A comparação da lista de países com contratos de concessão – EUA, Canadá, Noruega, Grã-Bretanha, Austrália, Brasil e Argélia – com a dos que preferem a partilha – Arábia Saudita, Irã, Iraque, Kuwait, Venezuela, Emirados Árabes Unidos, Líbia, Nigéria, Catar, China, Angola, México, Azerbaijão, Índia, Omã e Egito – parece indicar de que lado está a modernidade.

A participação da Petrobrás em todos os blocos, com o mínimo de 30%, é considerada “um absurdo” por Freire, além de inconstitucional.
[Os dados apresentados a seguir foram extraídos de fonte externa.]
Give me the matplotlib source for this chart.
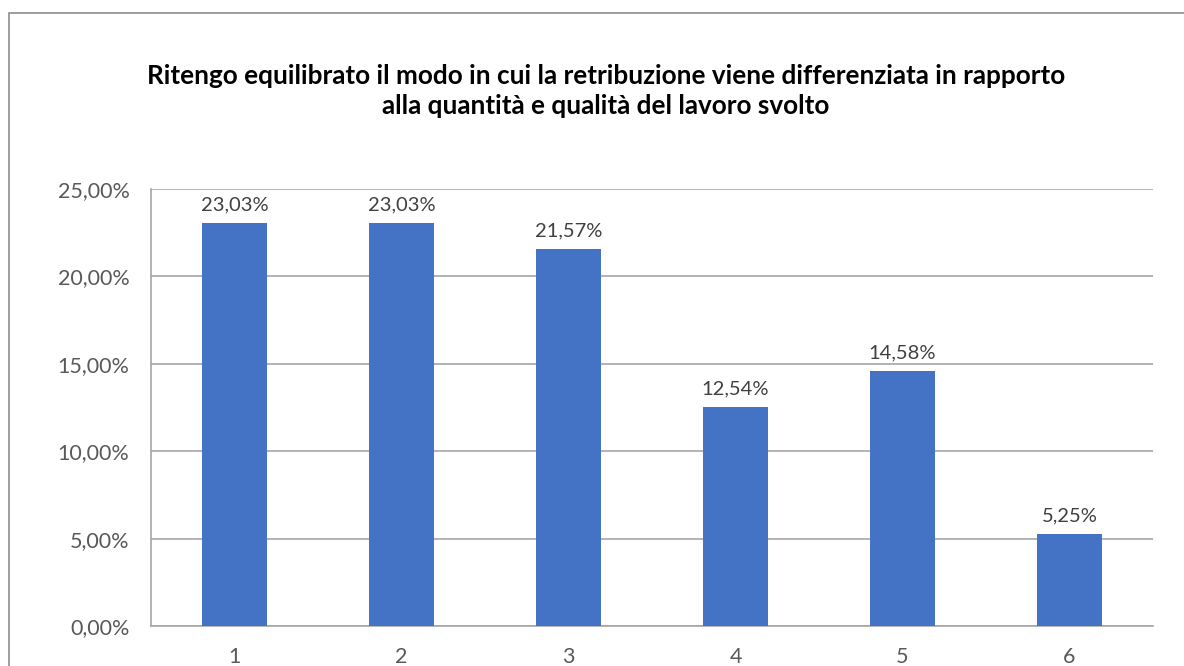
import matplotlib.pyplot as plt
from matplotlib.patches import Rectangle
from matplotlib.ticker import FuncFormatter

categories = ["1", "2", "3", "4", "5", "6"]
values = [23.03, 23.03, 21.57, 12.54, 14.58, 5.25]
title = ("Ritengo equilibrato il modo in cui la retribuzione viene differenziata in rapporto\n"
         "alla quantità e qualità del lavoro svolto")

BAR_COLOR = "#4472C4"
TEXT_COLOR = "#595959"
GRID_COLOR = "#A6A6A6"

plt.rcParams["font.family"] = ["Lato", "DejaVu Sans"]

W, H = 1184, 666
fig = plt.figure(figsize=(W / 100, H / 100), dpi=100)
fig.patch.set_facecolor("white")

# outer chart border (runs off the right and bottom of the picture)
fig.patches.append(Rectangle((9 / W, -0.1), 1.2, (H - 13) / H + 0.1,
                             transform=fig.transFigure, fill=False,
                             edgecolor="#8C8C8C", linewidth=1.2))

ax = fig.add_axes([151 / W, (H - 626) / H, (1153 - 151) / W, (626 - 189) / H])
x = range(len(categories))
bars = ax.bar(x, values, width=0.39, color=BAR_COLOR, zorder=3)

ax.set_xlim(-0.5, len(categories) - 0.5)
ax.set_ylim(0, 25)
ax.set_yticks([0, 5, 10, 15, 20, 25])
ax.yaxis.set_major_formatter(FuncFormatter(lambda v, p: f"{v:.2f}%".replace(".", ",")))
ax.set_xticks(list(x))
ax.set_xticklabels(categories)
ax.grid(axis="y", color=GRID_COLOR, linewidth=1.2, zorder=0)
ax.tick_params(length=0, labelsize=15.5, colors=TEXT_COLOR)
ax.tick_params(axis="y", pad=15.5)
ax.tick_params(axis="x", pad=15)

for side in ["top", "right"]:
    ax.spines[side].set_visible(False)
ax.spines["left"].set_color(GRID_COLOR)
ax.spines["bottom"].set_color(GRID_COLOR)
ax.spines["left"].set_linewidth(1.2)
ax.spines["bottom"].set_linewidth(1.2)

for rect, v in zip(bars, values):
    ax.annotate(f"{v:.2f}%".replace(".", ","),
                (rect.get_x() + rect.get_width() / 2, v),
                xytext=(0, 7), textcoords="offset points",
                ha="center", va="bottom", fontsize=14.5, color="#404040")

fig.text(606 / W, 1 - 91 / H, title, ha="center", va="center",
         fontsize=18.8, fontweight="bold", color="black", linespacing=1.25)

fig.savefig("out.png", dpi=100)
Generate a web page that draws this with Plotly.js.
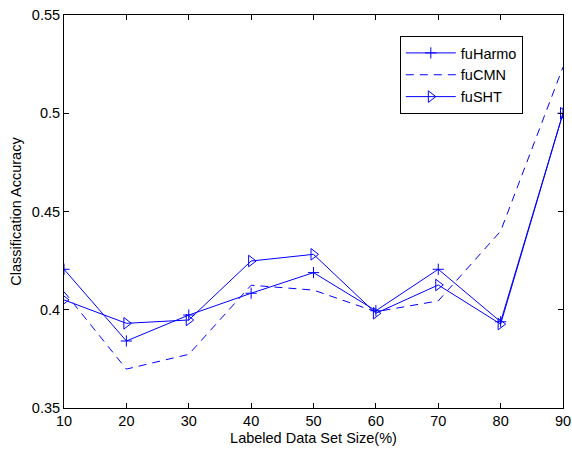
<!DOCTYPE html>
<html><head><meta charset="utf-8">
<script src="https://cdn.plot.ly/plotly-3.0.1.min.js"></script>
<style>html,body{margin:0;padding:0;background:#fff}</style>
</head><body>
<div id="chart" style="width:572px;height:450px"></div>
<script>
const xValues = [10, 20, 30, 40, 50, 60, 70, 80, 90];
const fuHarmo = [0.4206, 0.3841, 0.3973, 0.4084, 0.4189, 0.3995, 0.4206, 0.3939, 0.5000];
const fuCMN   = [0.4092, 0.3698, 0.3773, 0.4125, 0.4100, 0.3990, 0.4045, 0.4400, 0.5235];
const fuSHT   = [0.4050, 0.3931, 0.3948, 0.4248, 0.4282, 0.3982, 0.4126, 0.3927, 0.5000];
const xTicks = [10, 20, 30, 40, 50, 60, 70, 80, 90];
const yTicks = [0.35, 0.4, 0.45, 0.5, 0.55];
const yTickLabels = ['0.35', '0.4', '0.45', '0.5', '0.55'];

const blue = '#0000ff';
const font = {family: 'Liberation Sans, Arial, sans-serif', size: 14.5, color: '#000'};

const traces = [
  {x: xValues, y: fuHarmo, name: 'fuHarmo', mode: 'lines+markers',
   line: {color: blue, width: 1},
   marker: {symbol: 'cross-thin-open', size: 8, color: blue, line: {color: blue, width: 1}}},
  {x: xValues, y: fuCMN, name: 'fuCMN', mode: 'lines',
   line: {color: blue, width: 1, dash: '8px,6px'}},
  {x: xValues, y: fuSHT, name: 'fuSHT', mode: 'lines+markers',
   line: {color: blue, width: 1},
   marker: {symbol: 'triangle-right-open', size: 10, color: blue, line: {color: blue, width: 1}}}
];

const axisCommon = {
  showgrid: false, zeroline: false, showline: true, linecolor: '#000', linewidth: 1,
  mirror: 'ticks', ticks: 'inside', ticklen: 5, tickcolor: '#000', tickwidth: 1,
  tickfont: font
};

const layout = {
  width: 572, height: 450,
  margin: {l: 64, r: 9, t: 15, b: 42},
  paper_bgcolor: '#fff', plot_bgcolor: '#fff',
  font: font,
  showlegend: true,
  legend: {x: 0.673, y: 0.9466, xanchor: 'left', yanchor: 'top',
           bordercolor: '#000', borderwidth: 1, bgcolor: '#fff',
           font: font, itemwidth: 50, tracegroupgap: 0},
  xaxis: Object.assign({}, axisCommon, {
    range: [10, 90], tickvals: xTicks, ticktext: xTicks.map(String),
    title: {text: 'Labeled Data Set Size(%)', font: font, standoff: 4}
  }),
  yaxis: Object.assign({}, axisCommon, {
    range: [0.35, 0.55], tickvals: yTicks, ticktext: yTickLabels,
    title: {text: 'Classification Accuracy', font: font, standoff: 6}
  })
};

Plotly.newPlot('chart', traces, layout, {displayModeBar: false, staticPlot: true});
</script>
</body></html>
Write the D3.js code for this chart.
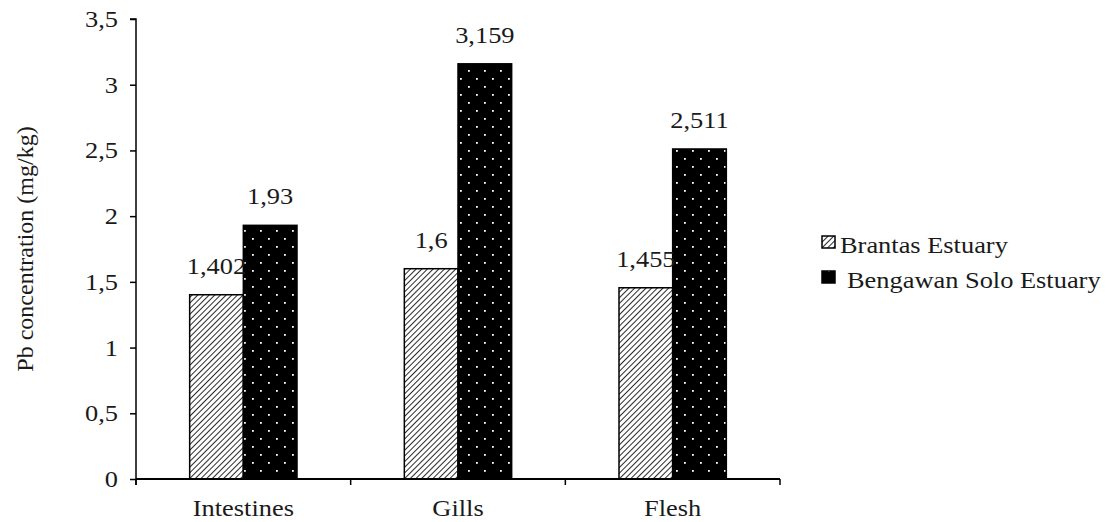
<!DOCTYPE html>
<html>
<head>
<meta charset="utf-8">
<script src="https://cdn.jsdelivr.net/npm/d3@7"></script>
<style>
  html, body { margin: 0; padding: 0; background: #fff; }
  svg { display: block; }
  text { font-family: "Liberation Serif", "Times New Roman", serif; fill: #1a1a1a; }
</style>
</head>
<body>
<svg id="chart" width="1107" height="522"></svg>
<script>
const categories = ["Intestines", "Gills", "Flesh"];
const seriesNames = ["Brantas Estuary", "Bengawan Solo Estuary"];
const brantas = [1.402, 1.6, 1.455];
const bengawan = [1.93, 3.159, 2.511];
const yTicks = [0, 0.5, 1, 1.5, 2, 2.5, 3, 3.5];
const yTitle = "Pb concentration (mg/kg)";

(function () {
const svg = d3.select("#chart");
const defs = svg.append("defs");

const hatch = defs.append("pattern").attr("id", "hatch")
  .attr("patternUnits", "userSpaceOnUse").attr("width", 4).attr("height", 4)
  .attr("patternTransform", "rotate(45)");
hatch.append("rect").attr("width", 4).attr("height", 4).attr("fill", "#fff");
hatch.append("line").attr("x1", 0).attr("y1", 0).attr("x2", 0).attr("y2", 4)
  .attr("stroke", "#111").attr("stroke-width", 1.8);

const dots = defs.append("pattern").attr("id", "dots")
  .attr("patternUnits", "userSpaceOnUse").attr("width", 16).attr("height", 16)
  .attr("x", 2).attr("y", 4);
dots.append("rect").attr("width", 16).attr("height", 16).attr("fill", "#000");
dots.append("rect").attr("x", 2).attr("y", 2).attr("width", 1.8).attr("height", 1.8).attr("fill", "#fff");
dots.append("rect").attr("x", 10).attr("y", 10).attr("width", 1.8).attr("height", 1.8).attr("fill", "#fff");

const fills = ["url(#hatch)", "url(#dots)"];
const FS = 24;
const SX = 1.1;

const mLeft = 136, mRight = 780, mTop = 19, mBottom = 479;
const x = d3.scaleBand().domain(categories).range([mLeft, mRight])
  .paddingInner(0.5).paddingOuter(0.25);
const xs = d3.scaleBand().domain(seriesNames).range([0, x.bandwidth()]);
const y = d3.scaleLinear().domain([0, 3.5]).range([mBottom, mTop]);

const fmt = v => String(v).replace(".", ",");

function sText(g, px, py, str, anchor) {
  return g.append("text")
    .attr("transform", `translate(${px},${py}) scale(${SX},1)`)
    .attr("text-anchor", anchor)
    .attr("font-size", FS)
    .text(str);
}

const seriesData = [brantas, bengawan];

seriesNames.forEach((s, si) => {
  svg.append("g").selectAll("rect")
    .data(categories.map((c, i) => ({ c, v: seriesData[si][i] })))
    .join("rect")
    .attr("x", d => x(d.c) + xs(s))
    .attr("y", d => y(d.v))
    .attr("width", xs.bandwidth())
    .attr("height", d => y(0) - y(d.v))
    .attr("fill", fills[si])
    .attr("stroke", "#000")
    .attr("stroke-width", 1.5);
});

const lab = svg.append("g");
seriesNames.forEach((s, si) => {
  categories.forEach((c, i) => {
    const v = seriesData[si][i];
    sText(lab, x(c) + xs(s) + xs.bandwidth() / 2, y(v) - 21, fmt(v), "middle");
  });
});

const yAxis = svg.append("g").attr("transform", `translate(${mLeft},0)`)
  .call(d3.axisLeft(y).tickValues(yTicks).tickSize(6).tickFormat(() => ""));
yAxis.select(".domain").attr("stroke", "#000").attr("stroke-width", 1.5)
  .attr("d", `M-6,${mTop}H0V${mBottom + 6}`);
yAxis.selectAll(".tick line").attr("stroke", "#000").attr("stroke-width", 1.5);
const yl = svg.append("g");
yTicks.forEach(t => sText(yl, 118, y(t) + 8, fmt(t), "end"));

const xl = svg.append("g");
xl.append("line").attr("x1", mLeft).attr("x2", mRight).attr("y1", mBottom).attr("y2", mBottom)
  .attr("stroke", "#000").attr("stroke-width", 2);
const bounds = categories.map(c => x(c) - (x.step() - x.bandwidth()) / 2).concat([mRight]);
xl.selectAll("line.tk").data(bounds).join("line").attr("class", "tk")
  .attr("x1", d => d).attr("x2", d => d).attr("y1", mBottom).attr("y2", mBottom + 6)
  .attr("stroke", "#000").attr("stroke-width", 1.5);
categories.forEach(c => sText(xl, x(c) + x.bandwidth() / 2, 516, c, "middle"));

svg.append("text")
  .attr("transform", `translate(33,${(mTop + mBottom) / 2}) rotate(-90)`)
  .attr("text-anchor", "middle").attr("font-size", FS).text(yTitle);

const lg = svg.append("g");
const legendY = [247, 282];
seriesNames.forEach((s, si) => {
  lg.append("rect").attr("x", 822).attr("y", legendY[si] - 11).attr("width", 13).attr("height", 12)
    .attr("fill", fills[si]).attr("stroke", "#000").attr("stroke-width", 1.5);
  sText(lg, si === 0 ? 840 : 847, legendY[si] + 6, s, "start");
});
})();
</script>
</body>
</html>
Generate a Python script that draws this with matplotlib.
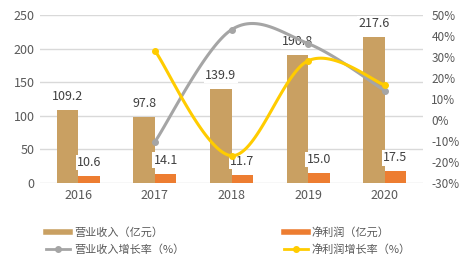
import numpy as np
import matplotlib
matplotlib.use("Agg")
import matplotlib.pyplot as plt
from matplotlib.lines import Line2D

plt.rcParams['font.family'] = ['Noto Sans CJK SC', 'DejaVu Sans']

years = ['2016', '2017', '2018', '2019', '2020']
revenue = [109.2, 97.8, 139.9, 190.8, 217.6]
profit = [10.6, 14.1, 11.7, 15.0, 17.5]
rev_growth = [None, -10.4, 43.0, 36.4, 14.0]
profit_growth = [None, 33.0, -17.0, 28.2, 16.7]
left_ticks = [0, 50, 100, 150, 200, 250]
right_ticks = [-30, -20, -10, 0, 10, 20, 30, 40, 50]
labels = ['营业收入（亿元）', '净利润（亿元）', '营业收入增长率（%）', '净利润增长率（%）']

C_REV = '#C9A062'
C_PRO = '#ED7D31'
C_RG = '#A5A5A5'
C_PG = '#FFCC00'
TXT = '#595959'

fig = plt.figure(figsize=(4.67, 2.65), dpi=100)
ax = fig.add_axes([40/467, 82/265, 383/467, 168/265])
ax2 = ax.twinx()

x = np.arange(len(years))
w = 0.28
ax.bar(x - w/2, revenue, w, color=C_REV, zorder=2)
ax.bar(x + w/2, profit, w, color=C_PRO, zorder=2)

ax.set_ylim(0, 250)
ax.set_xlim(-0.5, 4.5)
ax.set_yticks(left_ticks)
ax.grid(axis='y', color='#D9D9D9', linewidth=1, zorder=0)
ax.set_axisbelow(True)
ax.set_xticks(x)
ax.set_xticklabels(years)
for s in ax.spines.values():
    s.set_visible(False)
for s in ax2.spines.values():
    s.set_visible(False)
ax.tick_params(length=0, labelsize=9, colors=TXT, pad=4)
ax2.tick_params(length=0, labelsize=8.5, colors=TXT, pad=6)

ax2.set_ylim(-30, 50)
ax2.set_yticks(right_ticks)
ax2.set_yticklabels([f'{t}%' for t in right_ticks])

bbox = dict(boxstyle='square,pad=0.1', fc='white', ec='none')
for xi, v in zip(x, revenue):
    ax.annotate(f'{v:.1f}', (xi - w/2, v), xytext=(0, 5), textcoords='offset points',
                ha='center', va='bottom', fontsize=9, color='#404040', bbox=bbox, zorder=5)
for xi, v in zip(x, profit):
    ax.annotate(f'{v:.1f}', (xi + w/2, v), xytext=(0, 5), textcoords='offset points',
                ha='center', va='bottom', fontsize=9, color='#404040', bbox=bbox, zorder=5)

# scale factors to mimic screen-space smoothing (px per unit)
SX, SY = 76.6, 2.1

def smooth(xs, ys, n=40):
    P = np.column_stack([np.array(xs) * SX, np.array(ys) * SY])
    out = []
    m = len(P)
    for i in range(m - 1):
        p0 = P[i - 1] if i > 0 else P[i]
        p1 = P[i]
        p2 = P[i + 1]
        p3 = P[i + 2] if i + 2 < m else P[i + 1]
        c1 = p1 + (p2 - p0) / 6
        c2 = p2 - (p3 - p1) / 6
        t = np.linspace(0, 1, n)[:, None]
        seg = (1-t)**3*p1 + 3*(1-t)**2*t*c1 + 3*(1-t)*t**2*c2 + t**3*p2
        out.append(seg if i == 0 else seg[1:])
    arr = np.vstack(out)
    return arr[:, 0] / SX, arr[:, 1] / SY

for data, col, z in [(rev_growth, C_RG, 3), (profit_growth, C_PG, 4)]:
    xs = [xi for xi, v in zip(x, data) if v is not None]
    ys = [v for v in data if v is not None]
    sx, sy = smooth(xs, ys)
    ax2.plot(sx, sy, color=col, linewidth=2.2, zorder=z, solid_capstyle='round')
    ax2.plot(xs, ys, 'o', color=col, markersize=4, zorder=z)

handles = [
    Line2D([], [], color=C_REV, linewidth=4),
    Line2D([], [], color=C_RG, linewidth=2, marker='o', markersize=4),
    Line2D([], [], color=C_PRO, linewidth=4),
    Line2D([], [], color=C_PG, linewidth=2, marker='o', markersize=4),
]
leg_labels = [labels[0], labels[2], labels[1], labels[3]]
fig.legend(handles, leg_labels, loc='center left', bbox_to_anchor=(46/467, 1 - 241/265),
           ncol=2, frameon=False, fontsize=8, labelcolor=TXT, handlelength=2.2,
           handletextpad=0.3, columnspacing=9.0, labelspacing=0.6, borderaxespad=0,
           borderpad=0)

fig.savefig('out.png', dpi=100)
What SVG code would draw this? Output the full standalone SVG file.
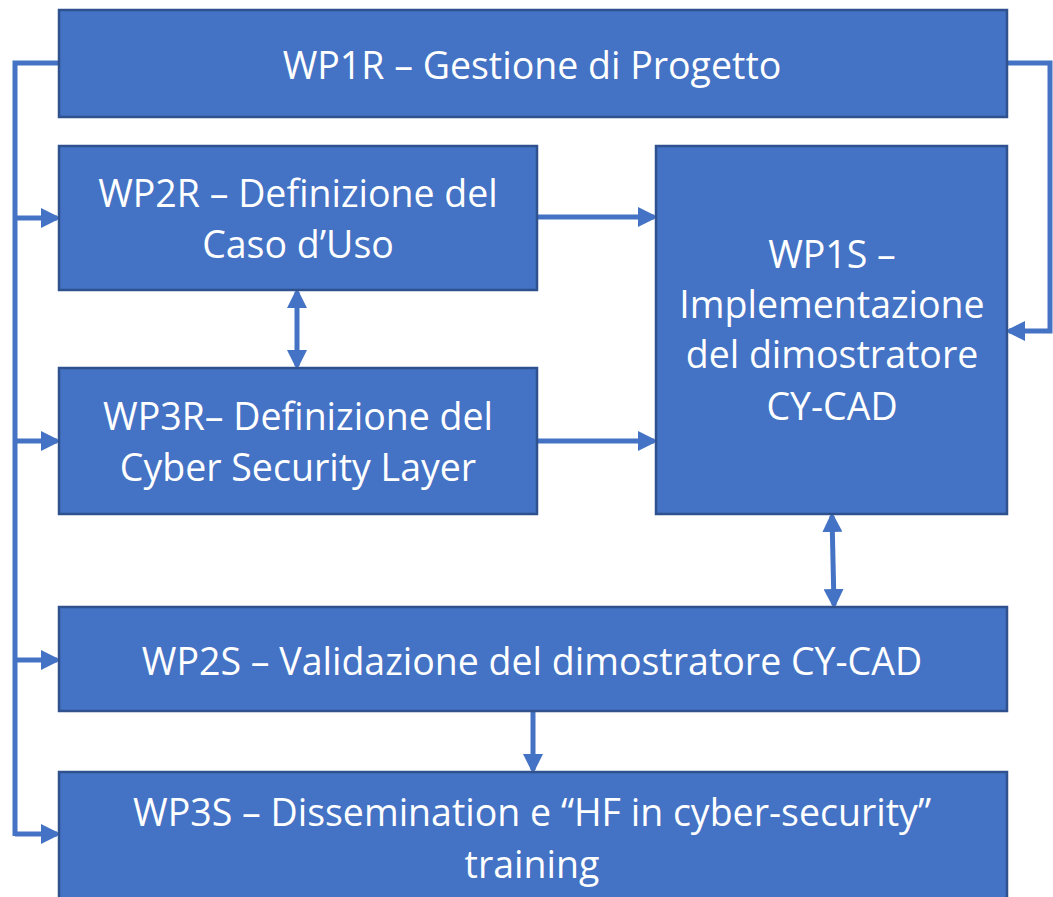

Ele argumenta que cada empresa deve avaliar o seu interesse por cada campo de petróleo e o seu grau de participação. “Não é verdade que as empresas gostam de ser parcerias da Petrobrás. Elas simplesmente não têm outra opção”, contesta Freire, que está deixando a presidência da Associação Brasileira de Produtores Independentes de Petróleo e Gás. Isso não é bom sequer para a estatal, diz. Tanto que a norueguesa Statoil “rebelou-se” em 1972 da obrigação de participar de todos os blocos.

Freire diz que “a exclusividade da Petrobrás coíbe a competição e o desenvolvimento de tecnologia”, com todas as desvantagens de se ter “um único comprador de equipamentos, plataformas e serviços”. Ele compara a produção de petróleo da Noruega e da Grã-Bretanha no Mar do Norte com a do Brasil. Os três começam juntos, em 1965, com o Brasil produzindo um pouco mais. A virada ocorre em 1970, com a descoberta do campo de Forties, no Mar do Norte. A curva anglo-norueguesa lembra a escalada de uma montanha; a brasileira é uma subida suave e modesta. Até aqui, Grã-Bretanha e Noruega extraíram 53,21 bilhões de barris; o Brasil, 9,97 bilhões.

Freire atribui a diferença menos à falta de petróleo do que de concorrência. Ele diz que o maior campo brasileiro, Roncador, com seus 3,9 bilhões de barris, aproxima-se do Forties, de 4,2 bilhões. “Lá, havia competição; aqui, só tinha uma companhia investindo.

“O consultor vê a perfuração de poços em campos novos pela ANP como símbolo da captura pelo Estado das funções da iniciativa privada. “Se não tiver petróleo, quem paga a conta? O contribuinte.”